Euclid proved that there are an infinite number of prime numbers. If you multiply any prime number by all lesser prime numbers (P!) and add the number 1, the result will not be evenly divisible by P, or any prime number less than P. There will always be a remainder of 1. P!+1, must either be prime, or have a lowest prime factor higher than P. For any positive whole number, there is always a higher prime number.

     For any prime number, there is always an infinite number of gaps equal or greater than the prime number. (n*P!)+1 must be followed by a number of consecutive composite integers equal or greater than the next greater prime number minus 2.

     Subtract 1 from any gap between prime numbers, and that is the gap between an even number and the next lesser prime number. Any prime number that is less than this, is not large enough to be a part of a Goldbach pair. Since there are always infinite gaps larger than all prime numbers, all prime numbers are too small and too few to make the lower 1/2 of a pair, for every even number.

     The clincher is the fact that the ratio between prime numbers and even numbers is 0. Prime numbers are as mathematically rare as it can possibly get. They literally all but disappear, compared to the infinite number line. They are actually all but non-existent. Goldbach’s conjecture is clearly impossible.

     The next question that came to my mind after I finished my first proof was: Did I really discover something, or is this stuff already well known by mathematicians? Perhaps Goldbach’s conjecture is too insignificant to care about. If so, why the million dollar prize?

     I started doing research at the library. I looked for everything I could find on prime number theory and Goldbach’s conjecture. Generally, prime number theories predict or estimate how many prime numbers there are, less than a given number. There are several variations, but basically, you divide a number by it’s natural logarithm to get the number of prime numbers that are less than the number. The only way to test for accuracy, is to test every number and count the primes. This is very time consuming.

     There seemed to be an open question about whether or not prime numbers appear randomly, or do they have a pattern to their appearance and spacing on the number line. It would appear that my proof answers the question. If you can make prime numbers line up in columns, than they must not be random.

     Number theory is a lot bigger field than I expected. It could take a guy with only limited spare time, two or three years to research everything on the subject. Number theory is a big deal. When banks use electronic media to communicate money transactions, they must encrypt their data to prevent losses do to fraud or computer hacking. The encryption codes are based on number theories. A lot of computer software is based on number theories.

     When a bank sends electronic data to another bank, they use what is known as a public key code. Public key codes involve 250 digit numbers that have only 2 prime factors. The sender possesses a public key code. Once he encrypts the message, not even the sender can de-code it. Only the receiver can de-code the message with his part of the key, so possession of the encryption code gives a thief no advantage. The security of this system relies on the belief that a hacker would need 10,000 years to crack the code using state of the art computers.
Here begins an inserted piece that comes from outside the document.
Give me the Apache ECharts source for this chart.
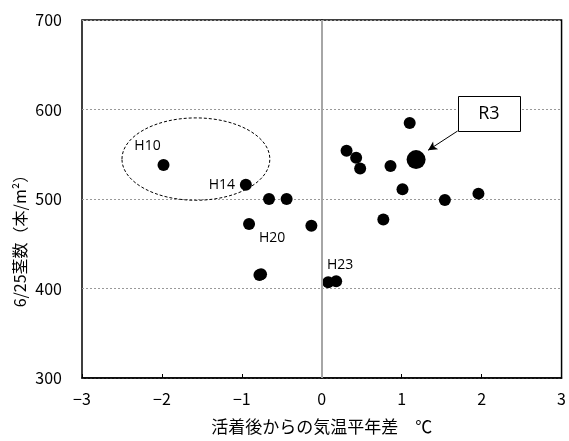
<!DOCTYPE html>
<html>
<head>
<meta charset="utf-8">
<script src="https://cdn.jsdelivr.net/npm/echarts@6/dist/echarts.min.js"></script>
<style>
  html, body { margin: 0; padding: 0; background: #fff; }
  #main { width: 569px; height: 441px; }
</style>
</head>
<body>
<div id="main"></div>
<script>
// 気温平年差 (x) と 6/25茎数 (y)
var xVals = [-1.98, -0.95, -0.66, -0.44, -0.91, -0.13, -0.78, -0.76, 0.08, 0.18,
             1.10, 0.31, 0.43, 0.48, 0.86, 1.01, 1.54, 1.96, 0.77];
var yVals = [538, 516, 500, 500, 472, 470, 415, 416, 407, 408,
             585, 554, 546, 534, 537, 511, 499, 506, 477];
var pointNames = ['H10', 'H14', '', '', 'H20', '', '', '', 'H23', '',
                  '', '', '', '', '', '', '', '', ''];
var r3 = [1.18, 544];
var xTicks = [-3, -2, -1, 0, 1, 2, 3];
var yTicks = [300, 400, 500, 600, 700];

var labelOffsets = { H10: [-16, -19], H14: [-24, 0], H20: [23, 14], H23: [12, -17] };

var font = '"Noto Sans CJK JP", "Noto Sans", sans-serif';
var latin = '"Open Sans", "Noto Sans", sans-serif';
var myChart = echarts.init(document.getElementById('main'));

var pts = xVals.map(function(x, i) {
  var item = { value: [x, yVals[i]] };
  var n = pointNames[i];
  if (n) {
    item.label = {
      show: true, formatter: n, position: 'inside',
      offset: labelOffsets[n], color: '#000', fontSize: 14, fontFamily: latin
    };
  }
  return item;
});

var option = {
  animation: false,
  grid: { left: 82, right: 2, top: 20, bottom: 63, show: true, borderColor: '#000', borderWidth: 1.5 },
  xAxis: {
    type: 'value', min: -3, max: 3, interval: 1,
    name: '活着後からの気温平年差　℃', nameLocation: 'middle', nameGap: 40,
    nameTextStyle: { fontSize: 17, color: '#000', fontFamily: font },
    axisLine: { onZero: false, lineStyle: { color: '#000', width: 1.5 } },
    axisTick: { show: true, inside: true, length: 4, lineStyle: { color: '#000' } },
    axisLabel: {
      margin: 13, fontSize: 16, color: '#000', fontFamily: font,
      formatter: function(v) { return String(v).replace('-', '−'); }
    },
    splitLine: { show: false }
  },
  yAxis: {
    type: 'value', min: 300, max: 700, interval: 100,
    axisLine: { show: true, lineStyle: { color: '#000', width: 1.5 } },
    axisTick: { show: false },
    axisLabel: { margin: 20, fontSize: 16, color: '#000', fontFamily: font },
    splitLine: { show: true, lineStyle: { color: '#999', type: [2, 2], width: 1 } }
  },
  series: [
    {
      type: 'scatter', data: pts, symbolSize: 12,
      itemStyle: { color: '#000', opacity: 1 },
      markLine: {
        silent: true, symbol: ['none', 'none'], label: { show: false },
        lineStyle: { color: '#a6a6a6', width: 2, type: 'solid' },
        data: [{ xAxis: 0 }]
      },
      z: 3
    },
    {
      type: 'scatter', data: [r3], symbolSize: 19,
      itemStyle: { color: '#000', opacity: 1 },
      markLine: {
        silent: true, symbol: ['none', 'arrow'], symbolSize: [7, 9],
        label: { show: false },
        lineStyle: { color: '#000', width: 1, type: 'solid' },
        data: [[{ coord: [1.70, 576] }, { coord: [1.33, 554.5] }]]
      },
      z: 4
    }
  ]
};
myChart.setOption(option);

// dashed ellipse around H10, R3 callout box and the y-axis title
var c = myChart.convertToPixel({ gridIndex: 0 }, [-1.575, 544.6]);
var c2 = myChart.convertToPixel({ gridIndex: 0 }, [-1.575 + 0.925, 544.6 - 46]);
var b1 = myChart.convertToPixel({ gridIndex: 0 }, [1.70, 615]);
var b2 = myChart.convertToPixel({ gridIndex: 0 }, [2.48, 576]);
myChart.setOption({
  graphic: [
    {
      type: 'ellipse', z: 10, silent: true,
      shape: { cx: c[0], cy: c[1], rx: c2[0] - c[0], ry: c2[1] - c[1] },
      style: { fill: 'none', stroke: '#000', lineWidth: 1, lineDash: [3, 2] }
    },
    {
      type: 'rect', z: 10, silent: true,
      shape: { x: Math.round(b1[0]) + 0.5, y: Math.round(b1[1]) + 0.5,
               width: Math.round(b2[0] - b1[0]), height: Math.round(b2[1] - b1[1]) },
      style: { fill: '#fff', stroke: '#000', lineWidth: 1 }
    },
    {
      type: 'text', z: 11, silent: true,
      x: (b1[0] + b2[0]) / 2, y: (b1[1] + b2[1]) / 2,
      style: { text: 'R3', fill: '#000', fontSize: 18, fontFamily: latin,
               align: 'center', verticalAlign: 'middle' }
    },
    {
      type: 'text', z: 10, silent: true,
      x: 20, y: 237, rotation: Math.PI / 2,
      style: {
        text: '6/25茎数（本/m²）', fill: '#000', fontSize: 16, fontFamily: font,
        align: 'center', verticalAlign: 'middle'
      }
    }
  ]
});
</script>
</body>
</html>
     Suppose a high speed computer takes 4 years to verify Goldbach’s conjecture up to 14 digit numbers. It would take 40 years to get to 15 digit numbers, and 400 years to reach 16 digit numbers. What if the nanodrive, with single molecule transistors, which is currently on the horizon, becomes available and changes the processing speed from 10,000 years, to 10 seconds? A totally new encryption system would have to be developed. Number theory plays a part in just about everything that we see, have, or do.

     I could not find anything like the ratios between composite numbers and prime numbers that I had calculated. I found the previously mentioned infinite multiplication series: [ 1/2 * 2/3 * 4/5 * 6/7 * .....(P - 1)/P] = 0. It was mentioned only as a demonstration of the Law of Infinite Series. There is an infinite number of steps or calculations, none of which will actually equal 0. The Law of Infinite Series assumes that all of the infinite calculations can be made simultaneously, and the resulting product is mathematically equivalent to 0.

     Nothing was mentioned about the elements of this series being exact mathematical representations that allow us to divide the entire number line between composite numbers with lowest prime factors equal or less than a given prime number, and the percentage of prime numbers and composite numbers with a lowest prime factor higher than a given prime number. None of the prime number theories I saw were exact in any way. They all just estimate haw many prime numbers there are up to a given number. Some are more accurate in different ranges, than others. All become less accurate, the larger the number, but Mankind’s ability to calculate is limited to very small numbers. The last time I checked, they had a complete list of the first 2 billion prime numbers. This only brings us up to 11 digit numbers. What about 11 trillion digit numbers?

     I thought that maybe I could save some time by just showing my theory on Goldbach to a math teacher. There is a prestigious private college campus a few blocks away and it was summer time when school is out, so I called the head of the math department and asked him if he would be interested in seeing my theory. He said "Sure, come on over, but don’t be too disappointed when I prove you wrong."